Justine: How long has glass-making been around?
Stephen: It’s been around for thousands of years. A Roman glass-blower used the same tools we use today, with the addition of newspaper padding for shaping.
Justine: What do you love about glass-blowing?
Stephen: It’s vessel-making on another level, working with a molten material. I enjoy the whole technical side of things.
Isaac: Glass-blowing is very addictive – it’s my meditation, especially making cups. We work with each other and get into a rhythm, making one every five or six minutes.
Justine: It seems like a strange material to work with.
Stephen: It’s a crazy material. While clay is hands-on, glass is hands-off. You only touch it with archaic tools; the rest is heat and gravity to achieve the shape you want to. The challenge is in trying to master it. It is so difficult when you fire it because it just wants to fall on the floor, so first you tame it.
Justine: Is it unusual to have two glass artists working together?
Stephen: Yes, we work as equals and step in and out of the process, working piece by piece, sharing the load. We’re able to simplify and perfect each step, like a dance. We signal to each other with a grunt or a nod. Working together makes it more enjoyable because we have conversations and work things out.
Justine: Have you always made lighting?
Stephen: The traditional avenue of selling glass art pieces is via sale or return, so we started making functional things. We focus on apparently simple objects of beauty, rather than over-embellished vessels. We saw a gap in the market for well-designed bespoke light fittings.
Justine: How do you achieve the interesting coloured effects?
Isaac: Gaffer Glass in Morningside (near their studio) makes the coloured glass and they’re number one in the world, even beating Germany and America. They make their own colours. I came here from the States to work there. They make a wide range of colours that are compatible. Adding colours to clear glass can make it crack, but Gaffer gets it right.
Justine: Which colours and forms create the best light?
Isaac: Heavy colours change the atmosphere of a room. Amber pendants can make a room appear darker and yellow, so I’d err on the side of caution – but the choice of colour depends on a space; there are many factors around it.
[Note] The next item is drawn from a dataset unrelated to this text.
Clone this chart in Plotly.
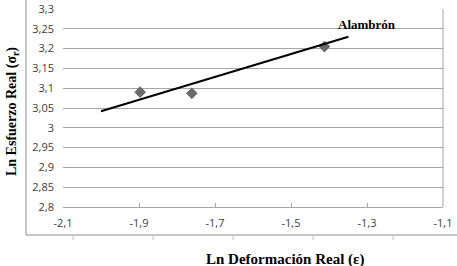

Stephen: Warmer tones will create a warmer vibe in a domestic setting. Tea colour softens neutral colours. Warmer tones work well with wood and white walls. We use only a small amount of colour and the intensity depends on the thickness of the glass, which is why the colour is stronger at the top of the pendant. We layer the glass with the colour on the inside, then layer the clear glass like a veneer. Form will have an effect if the colour is dense enough but form doesn’t have much effect on light distribution.
Justine: You work with designers and architects on bespoke pieces, such as with Cheshire Architects on the light installation in Ortolana restaurant in Britomart.
Stephen: Yes; it’s been an organic thing for us to work with designers and architects. It’s a chance to experiment with shapes and explore subtleties of colour. There are endless possibilities.